En territoire interdit
À partir du moment où le spectateur, aussi fasciné que nos héros, observe le développement de la fameuse créature, Splice pénètre dans des territoires étranges et malaisants, avec un jusquauboutisme trop rare pour ne pas être souligné. Cette seconde partie tranche à la fois dans le cadre (on passe, un peu schématiquement, du laboratoire à la pureté clinique à une masure en bois aux teintes automnales, bientôt envahie par l’obscurité) et dans le propos, Natali abandonnant les considérations éthiques pour plonger tête la première dans un freak show diablement bien maîtrisé, mutations inopinées et déviances sexuellement explicites à l’appui. C’est inconfortable, drôle, effrayant, et totalement incorrect, et l’on jubile à l’idée de retrouver les mêmes sensations qu’en découvrant les premiers opus de David Cronenberg (on pense beaucoup à Chromosome 3).

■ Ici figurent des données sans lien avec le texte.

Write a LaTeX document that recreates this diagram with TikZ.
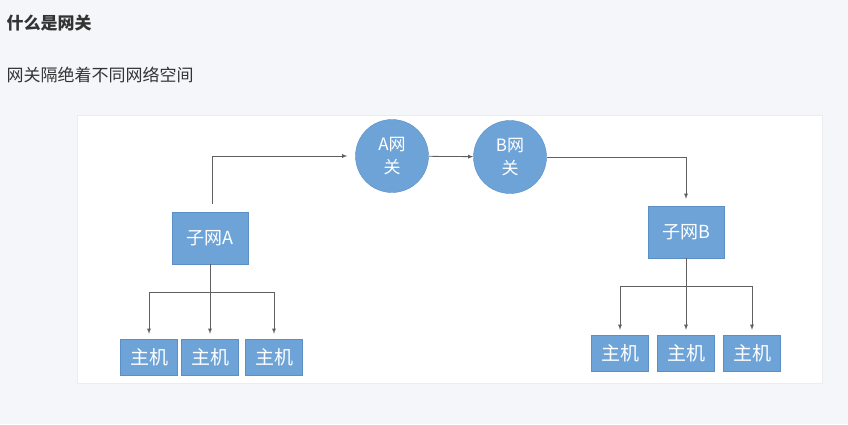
\documentclass[tikz,border=0pt]{standalone}
\usepackage{fontspec}
\usepackage{xcolor}
\usepackage{tikz}
\usetikzlibrary{shapes.geometric, arrows}
\newfontfamily\cjk{Noto Sans CJK SC}
\definecolor{pagebg}{HTML}{F5F6FA}
\definecolor{boxblue}{HTML}{6EA3D8}
\definecolor{boxedge}{HTML}{5B8FC6}
\definecolor{inkgray}{HTML}{333333}
\tikzstyle{gateway} = [circle, minimum size=73pt, inner sep=0pt, align=center, fill=boxblue, draw=boxedge, text=white, font=\cjk\fontsize{17}{23}\selectfont]
\tikzstyle{subnet} = [rectangle, minimum width=76pt, minimum height=52pt, inner sep=0pt, text centered, fill=boxblue, draw=boxedge, text=white, font=\cjk\fontsize{18}{20}\selectfont]
\tikzstyle{host} = [rectangle, minimum width=57pt, minimum height=36pt, inner sep=0pt, text centered, fill=boxblue, draw=boxedge, text=white, font=\cjk\fontsize{19}{21}\selectfont]
\tikzstyle{arrow} = [gray!75!black, line width=0.8pt, ->, >=latex]
\tikzstyle{line} = [gray!75!black, line width=0.8pt]
\begin{document}
\begin{tikzpicture}[x=1pt, y=-1pt]
	
	\fill [pagebg] (0,0) rectangle (848,424);
	\useasboundingbox (0,0) rectangle (848,424);
	\draw [fill=white, draw=gray!15] (77,115) rectangle (822,383);
	
	\node (title) [anchor=west, text=inkgray, font=\cjk\bfseries\fontsize{17}{19}\selectfont] at (3,23) {什么是网关};
	\node (intro) [anchor=west, text=inkgray, font=\cjk\fontsize{17}{19}\selectfont] at (3,75) {网关隔绝着不同网络空间};
	
	\node (ga) [gateway] at (392,156) {A网\\关};
	\node (gb) [gateway] at (510,157) {B网\\关};
	
	\node (sa) [subnet] at (210,238) {子网A};
	\node (sb) [subnet] at (686,232) {子网B};
	
	\draw [arrow, shorten >=8pt] ([xshift=2pt]sa.north) ++(0,-8) |- (ga.west);
	\draw [arrow] (ga) -- (gb);
	\draw [arrow, shorten >=7pt] (gb.east) -| (sb.north);
	
	\node (a1) [host] at (149,357) {主机};
	\node (a2) [host] at (210,357) {主机};
	\node (a3) [host] at (274,357) {主机};
	
	\node (b1) [host] at (620,353) {主机};
	\node (b2) [host] at (686,353) {主机};
	\node (b3) [host] at (752,353) {主机};
	
	\coordinate (ja) at (210,292);
	\coordinate (jb) at (686,286);
	
	\draw [line] (sa.south) -- (ja);
	\draw [line] (sb.south) -- (jb);
	\foreach \h in {a1,a2,a3}
		\draw [arrow, shorten >=5pt] (ja) -| (\h.north);
	\foreach \h in {b1,b2,b3}
		\draw [arrow, shorten >=5pt] (jb) -| (\h.north);
	
\end{tikzpicture}
\end{document}
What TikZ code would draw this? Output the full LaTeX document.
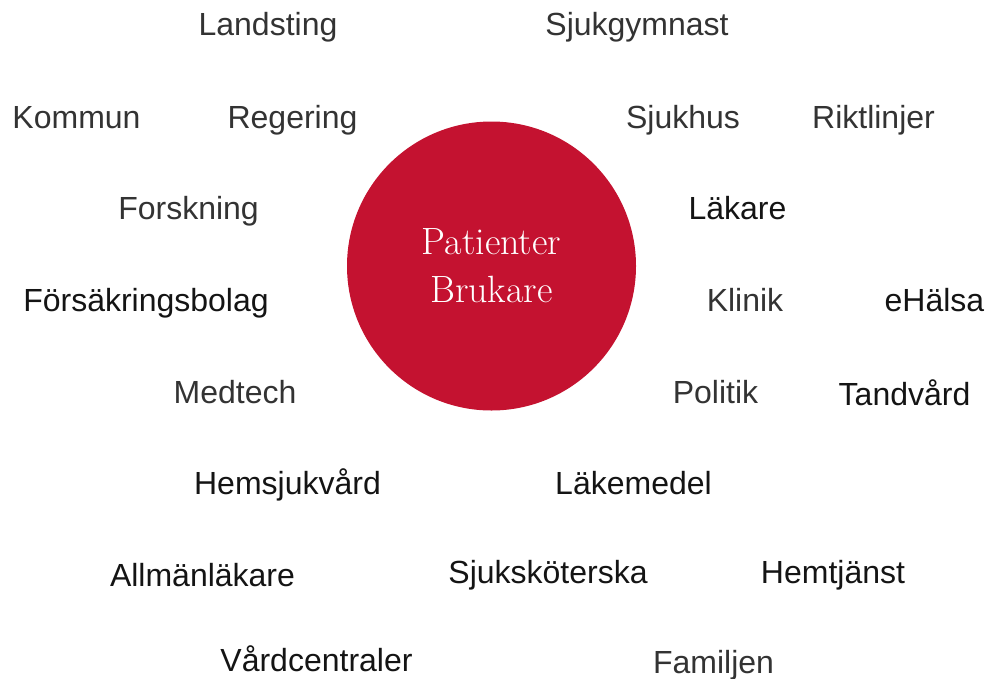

On s’incline bien bas devant les majestueux effets spéciaux, issus des efforts conjoints de KNB, CORE et les frenchies de BUF, qui ont fusionné comme jamais les techniques les plus pointues de performance capture et les effets mécaniques bluffants. Mais cette rigueur scientifique absolue, paradoxalement indispensable à la construction d’une histoire fictionnelle (on dépasse ici de très loin les progrès actuels du clonage), serait au final inutile si l’évolution des trois personnages principaux était incohérente.
Outre la diaphane Delphine Chanéac, qui tout comme Zoé Saldana dans Avatar, fait passer mille émotions à travers les pixels, Adrien Brody et Sarah Polley, qu’on a connus très cabotins, se révèlent ici à la fois justes et touchants. Chacune de leurs décisions, de leurs réactions, semble d’une parfaite logique. Jusqu’au dénouement glaçant, cynique, fin de parcours inévitable d’une fable amorale sur laquelle le temps n’aura pas de prise.